The Kotel Belongs to All of US
The struggle over the Kotel has never really been about stones.
It has always been about us — about who belongs, whose Judaism counts, and whether the Jewish people can hold more than one way of standing before God without turning difference into division.
I know this personally. I sat in the rooms where the Kotel compromise was negotiated nearly a decade ago. Those meetings were often exhausting, sometimes hopeful, always consequential. I remember one moment vividly: sitting with Prime Minister Benjamin Netanyahu, who, drawing on his background studying architecture at MIT, began sketching a visualization of what the expanded prayer space might look like.
In that moment, it felt real. It felt personal. It felt like a genuine attempt to imagine a Kotel spacious enough for the entire Jewish people.
That image has stayed with me, because it captured what was possible.
And it makes what came later harder to forget.

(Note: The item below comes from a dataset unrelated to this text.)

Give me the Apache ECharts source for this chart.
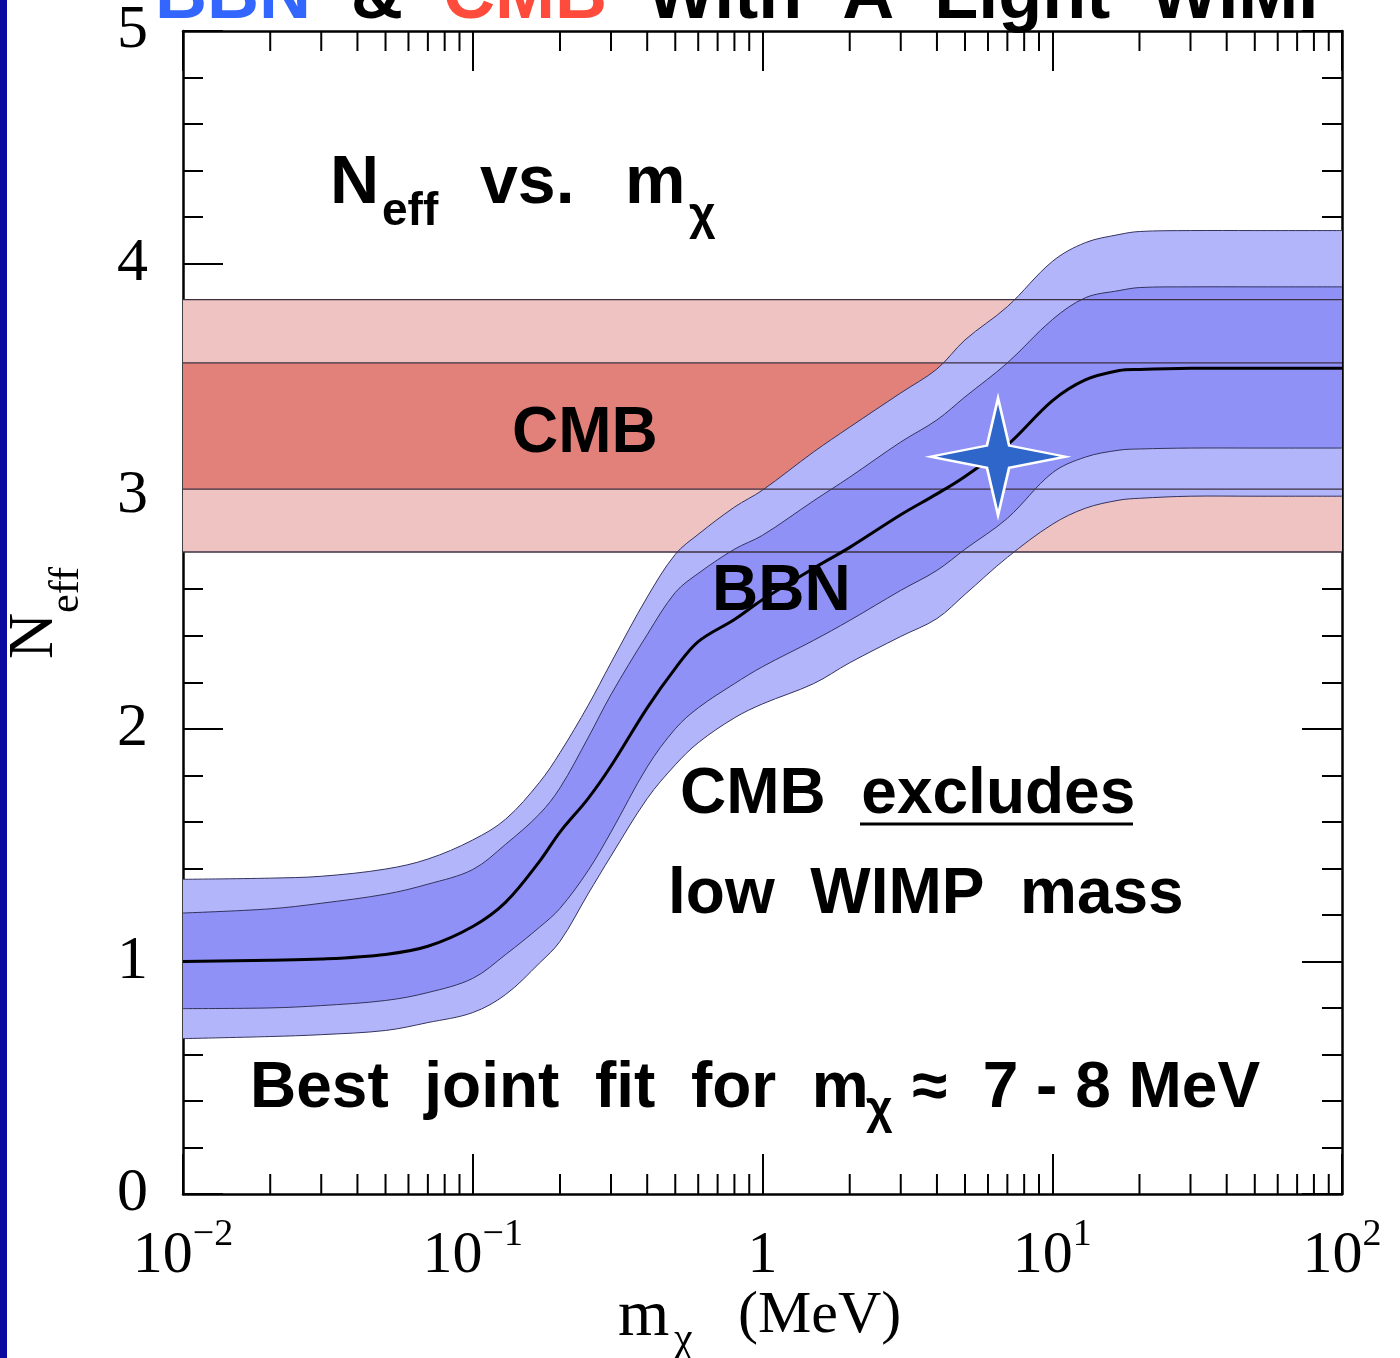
<!DOCTYPE html>
<html>
<head>
<meta charset="utf-8">
<script src="https://cdn.jsdelivr.net/npm/echarts@6/dist/echarts.min.js"></script>
<style>
html, body { margin: 0; padding: 0; background: #fff; }
#chart { width: 1400px; height: 1358px; }
</style>
</head>
<body>
<div id="chart"></div>
<script>
var mass = [0.01, 0.02, 0.03, 0.05, 0.07, 0.1, 0.13, 0.17, 0.2, 0.25, 0.3, 0.4, 0.5, 0.6, 0.8,
            1, 1.5, 2, 3, 4, 5, 7, 10, 13, 17, 20, 30, 50, 100];
// BBN best N_eff and the 1 sigma / 2 sigma edges
var neffBest = [1.00, 1.005, 1.01, 1.03, 1.065, 1.15, 1.255, 1.43, 1.556, 1.70, 1.84, 2.09, 2.26, 2.375, 2.47,
                2.555, 2.69, 2.78, 2.92, 3.01, 3.085, 3.22, 3.41, 3.50, 3.54, 3.545, 3.55, 3.55, 3.55];
var neff1sUp = [1.208, 1.226, 1.25, 1.289, 1.332, 1.395, 1.504, 1.634, 1.746, 1.961, 2.147, 2.405, 2.586, 2.668, 2.772,
                2.832, 2.98, 3.082, 3.233, 3.328, 3.427, 3.573, 3.759, 3.853, 3.884, 3.897, 3.90, 3.90, 3.90];
var neff1sLo = [0.797, 0.80, 0.81, 0.832, 0.866, 0.927, 1.03, 1.147, 1.228, 1.39, 1.556, 1.836, 2.0, 2.09, 2.194,
                2.267, 2.38, 2.466, 2.595, 2.681, 2.772, 2.905, 3.10, 3.168, 3.198, 3.203, 3.207, 3.207, 3.207];
var neff2sUp = [1.353, 1.358, 1.366, 1.397, 1.44, 1.522, 1.612, 1.77, 1.897, 2.10, 2.284, 2.566, 2.75, 2.836, 2.953,
                3.026, 3.19, 3.297, 3.444, 3.547, 3.672, 3.815, 4.009, 4.09, 4.125, 4.138, 4.142, 4.142, 4.142];
var neff2sLo = [0.668, 0.677, 0.685, 0.703, 0.737, 0.78, 0.858, 0.993, 1.086, 1.29, 1.453, 1.70, 1.845, 1.94, 2.047,
                2.107, 2.194, 2.284, 2.397, 2.474, 2.578, 2.737, 2.879, 2.948, 2.983, 2.991, 3.0, 3.0, 3.0];
// CMB allowed ranges
var cmbOuter = [2.76, 3.845];
var cmbInner = [3.03, 3.573];
// best joint fit
var bestFit = [6.5, 3.17];

var xRange = [0.01, 100];
var xTickLabels = ['{n|10}{s|\u22122}', '{n|10}{s|\u22121}', '{n|1}', '{n|10}{s|1}', '{n|10}{s|2}'];
var xMinorTicks = [0.02, 0.03, 0.04, 0.05, 0.06, 0.07, 0.08, 0.09,
                   0.2, 0.3, 0.4, 0.5, 0.6, 0.7, 0.8, 0.9,
                   2, 3, 4, 5, 6, 7, 8, 9,
                   20, 30, 40, 50, 60, 70, 80, 90];

var SERIF = '"Liberation Serif", "DejaVu Serif", serif';
var SANS = '"Liberation Sans", Arial, sans-serif';
var EDGE = '#33335e';
var SMOOTH = 0.35;

var chart = echarts.init(document.getElementById('chart'));

function toPx(api, ys) {
    return mass.map(function (m, i) { return api.coord([m, ys[i]]); });
}

// filled band with its two edge lines, smoothed by zrender
function band(lo, hi, color, z) {
    return {
        type: 'custom', z: z, silent: true,
        data: [[1, 1]],
        renderItem: function (params, api) {
            var up = toPx(api, hi);
            var dn = toPx(api, lo);
            var n = up.length;
            // doubled corner points keep the ends square
            var pts = [up[0]].concat(up, [up[n - 1]], [dn[n - 1]], dn.slice().reverse(), [dn[0]]);
            return {
                type: 'group', children: [
                    { type: 'polygon', shape: { points: pts, smooth: SMOOTH }, style: { fill: color } },
                    { type: 'polyline', shape: { points: up, smooth: SMOOTH }, style: { stroke: EDGE, lineWidth: 1, fill: null } },
                    { type: 'polyline', shape: { points: dn, smooth: SMOOTH }, style: { stroke: EDGE, lineWidth: 1, fill: null } }
                ]
            };
        }
    };
}

// horizontal CMB band over the whole mass range
function flatBand(range, color, z) {
    return {
        type: 'custom', z: z, silent: true,
        data: [[1, 1]],
        renderItem: function (params, api) {
            var a = api.coord([xRange[0], range[1]]);
            var b = api.coord([xRange[1], range[0]]);
            return { type: 'rect', shape: { x: a[0], y: a[1], width: b[0] - a[0], height: b[1] - a[1] }, style: { fill: color } };
        }
    };
}

function txt(x, y, s, size, extra) {
    var st = { x: x, y: y, text: s, fill: '#000', fontSize: size, fontWeight: 'bold',
               fontFamily: SANS, align: 'left', verticalAlign: 'middle' };
    for (var k in extra) st[k] = extra[k];
    return { type: 'text', z: 100, style: st };
}

function vtxt(x, y, s, size) {
    return { type: 'text', z: 100, x: x, y: y, rotation: Math.PI / 2,
             style: { x: 0, y: 0, text: s, fill: '#000', fontSize: size, fontFamily: SERIF,
                      align: 'center', verticalAlign: 'middle' } };
}

var axisLineStyle = { color: '#000', width: 2.5 };
var tickStyle = { color: '#000', width: 2 };

var option = {
    animation: false,
    grid: { left: 183, right: 58, top: 31, bottom: 164 },
    xAxis: [{
        type: 'log', logBase: 10, min: xRange[0], max: xRange[1], position: 'bottom',
        axisLine: { onZero: false, lineStyle: axisLineStyle },
        axisTick: { show: true, inside: true, length: 40, lineStyle: tickStyle },
        splitLine: { show: false },
        axisLabel: {
            margin: 22, color: '#000',
            formatter: function (v, i) { return xTickLabels[i]; },
            rich: {
                n: { fontSize: 60, fontFamily: SERIF, color: '#000', lineHeight: 70, verticalAlign: 'bottom' },
                s: { fontSize: 38, fontFamily: SERIF, color: '#000', lineHeight: 52, verticalAlign: 'top' }
            }
        }
    }, {
        type: 'log', logBase: 10, min: xRange[0], max: xRange[1], position: 'top',
        axisLine: { onZero: false, lineStyle: axisLineStyle },
        axisTick: { show: true, inside: true, length: 40, lineStyle: tickStyle },
        splitLine: { show: false },
        axisLabel: { show: false }
    }],
    yAxis: [{
        type: 'value', min: 0, max: 5, interval: 1, position: 'left',
        axisLine: { show: true, onZero: false, lineStyle: axisLineStyle },
        axisTick: { show: true, inside: true, length: 40, lineStyle: tickStyle },
        minorTick: { show: true, splitNumber: 5, length: 20, lineStyle: tickStyle },
        splitLine: { show: false },
        axisLabel: { margin: 35, color: '#000', fontSize: 62, fontFamily: SERIF }
    }, {
        type: 'value', min: 0, max: 5, interval: 1, position: 'right',
        axisLine: { show: true, onZero: false, lineStyle: axisLineStyle },
        axisTick: { show: true, inside: true, length: 40, lineStyle: tickStyle },
        minorTick: { show: true, splitNumber: 5, length: 20, lineStyle: tickStyle },
        splitLine: { show: false },
        axisLabel: { show: false }
    }],
    series: [
        flatBand(cmbOuter, '#efc3c1', 1),
        flatBand(cmbInner, '#e2807a', 2),
        band(neff2sLo, neff2sUp, '#b3b5fa', 3),
        band(neff1sLo, neff1sUp, '#8f91f7', 4),
        {
            // CMB range boundaries, drawn over the BBN band
            type: 'custom', z: 6, silent: true,
            data: cmbOuter.concat(cmbInner).map(function (v) { return [1, v]; }),
            renderItem: function (params, api) {
                var v = api.value(1);
                var a = api.coord([xRange[0], v]);
                var b = api.coord([xRange[1], v]);
                return { type: 'line', shape: { x1: a[0], y1: a[1], x2: b[0], y2: b[1] }, style: { stroke: '#3c3040', lineWidth: 1.3 } };
            }
        },
        {
            type: 'custom', z: 7, silent: true,
            data: [[1, 1]],
            renderItem: function (params, api) {
                return { type: 'polyline', shape: { points: toPx(api, neffBest), smooth: SMOOTH },
                         style: { stroke: '#000', lineWidth: 3, fill: null } };
            }
        },
        {
            type: 'scatter', z: 8, silent: true,
            data: [bestFit],
            symbol: 'path://M0,-58 L11,-11 L67,0 L11,11 L0,58 L-11,11 L-67,0 L-11,-11 Z',
            symbolSize: [135, 117],
            itemStyle: { color: '#2f66c9', borderColor: '#fff', borderWidth: 2.5, opacity: 1 }
        },
        {
            // minor decade ticks on bottom and top edges
            type: 'custom', z: 10, silent: true,
            data: xMinorTicks.map(function (m) { return [m, 0]; }),
            renderItem: function (params, api) {
                var m = api.value(0);
                var b = api.coord([m, 0]);
                var t = api.coord([m, 5]);
                return {
                    type: 'group', children: [
                        { type: 'line', shape: { x1: b[0], y1: b[1], x2: b[0], y2: b[1] - 20 }, style: { stroke: '#000', lineWidth: 2 } },
                        { type: 'line', shape: { x1: t[0], y1: t[1], x2: t[0], y2: t[1] + 20 }, style: { stroke: '#000', lineWidth: 2 } }
                    ]
                };
            }
        }
    ],
    graphic: [
        { type: 'rect', z: 100, shape: { x: 0, y: 0, width: 7, height: 1358 }, style: { fill: '#0a0aa0' } },
        {
            type: 'text', z: 100,
            style: {
                x: 155, y: -2, align: 'left', verticalAlign: 'middle',
                text: '{b|BBN}  {k|&}  {r|CMB}  {k|With  A  Light  WIMP}',
                fontSize: 72, fontWeight: 'bold', fontFamily: SANS,
                rich: {
                    b: { fontSize: 72, fontWeight: 'bold', fontFamily: SANS, fill: '#3366ff' },
                    r: { fontSize: 72, fontWeight: 'bold', fontFamily: SANS, fill: '#ff4b3c' },
                    k: { fontSize: 72, fontWeight: 'bold', fontFamily: SANS, fill: '#000' }
                }
            }
        },
        // N_eff vs. m_chi
        txt(330, 184, 'N', 68),
        txt(382, 212, 'eff', 46),
        txt(480, 184, 'vs.', 68),
        txt(625, 184, 'm', 68),
        txt(689, 216, '\u03c7', 46),
        txt(512, 434, 'CMB', 64),
        txt(712, 592, 'BBN', 64),
        txt(680, 795, 'CMB  excludes', 64),
        { type: 'line', z: 100, shape: { x1: 860, y1: 824, x2: 1133, y2: 824 }, style: { stroke: '#000', lineWidth: 3 } },
        txt(668, 895, 'low  WIMP  mass', 64),
        txt(250, 1089, 'Best  joint  fit  for  m', 64),
        txt(866, 1110, '\u03c7', 46),
        txt(912, 1089, '\u2248  7 - 8 MeV', 64),
        // axis names
        vtxt(35, 636, 'N', 64),
        vtxt(67, 590, 'eff', 42),
        txt(618, 1318, 'm', 66, { fontWeight: 'normal', fontFamily: SERIF }),
        txt(674, 1340, '\u03c7', 42, { fontWeight: 'normal', fontFamily: SERIF }),
        txt(738, 1316, '(MeV)', 60, { fontWeight: 'normal', fontFamily: SERIF })
    ]
};

chart.setOption(option);
</script>
</body>
</html>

Politics, as we know, is local. Coalition realities are real. I understand that. But when the agreement was ultimately frozen, many in the Diaspora felt they had been thrown under the bus. The sting was not only political, it was relational.
That wound still lingers.
Now, with the Israeli Supreme Court again pressing the government toward implementation of egalitarian prayer arrangements, the debate has returned. Some see judicial overreach. Others see long-delayed........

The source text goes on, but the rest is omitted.